The committee selected Jefferson to draft the document, which members of the committee revised and then submitted to the Continental Congress on June 28. The Congress tabled it.

"After approving a resolution on Independence submitted by Richard Henry Lee on July 2, Congress took up the tabled draft declaration and, as a committee of the whole, edited it, then finally approved the version it had edited on July 4," Maier said.

Slavery Debate

According to Hoffman, the debate over Jefferson's original draft was heated.

"Jefferson's original draft included a strong condemnation of slavery and the slave trade," he said. "The southern delegation wouldn't go along with it, so Jefferson backed off and allowed it to be removed."

The removal of the antislavery language, according to Hoffman, left Jefferson feeling like the British had the moral high ground.
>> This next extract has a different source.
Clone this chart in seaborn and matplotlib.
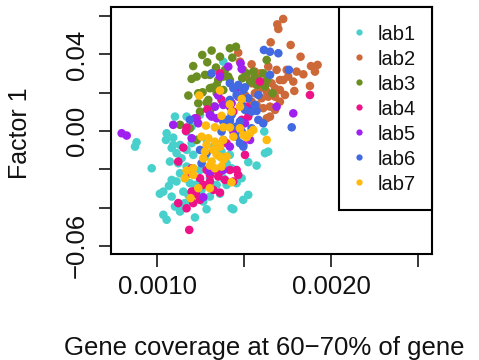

The last royal governor of Virginia, John Murray, fourth Earl of Dunmore, had offered freedom to any slaves who joined in the fight on the side of the king.

"Jefferson felt the rebels needed to justify the revolution on behalf of equality, and you can't have equality when you have a society based on slavery," Hoffman said. "Jefferson's inability to square that circle embedded the contradiction between slavery and freedom at the core of the founding of the United States."

Whether Jefferson felt he lost the moral high ground to the British or not, Maier said that today most Americans revere Jefferson as the father of independence itself and of the declaration.

"We forget the large number of people who were involved, not only the drafting committee and in Congress, but in the towns, counties, and state legislatures that also declared their support for independence, often explaining their reasons in the late spring and early summer of 1776," she said.

Although Fourth of July celebrations were standard fare throughout the 19th century, the day was not an official paid holiday for federal employees until 1941.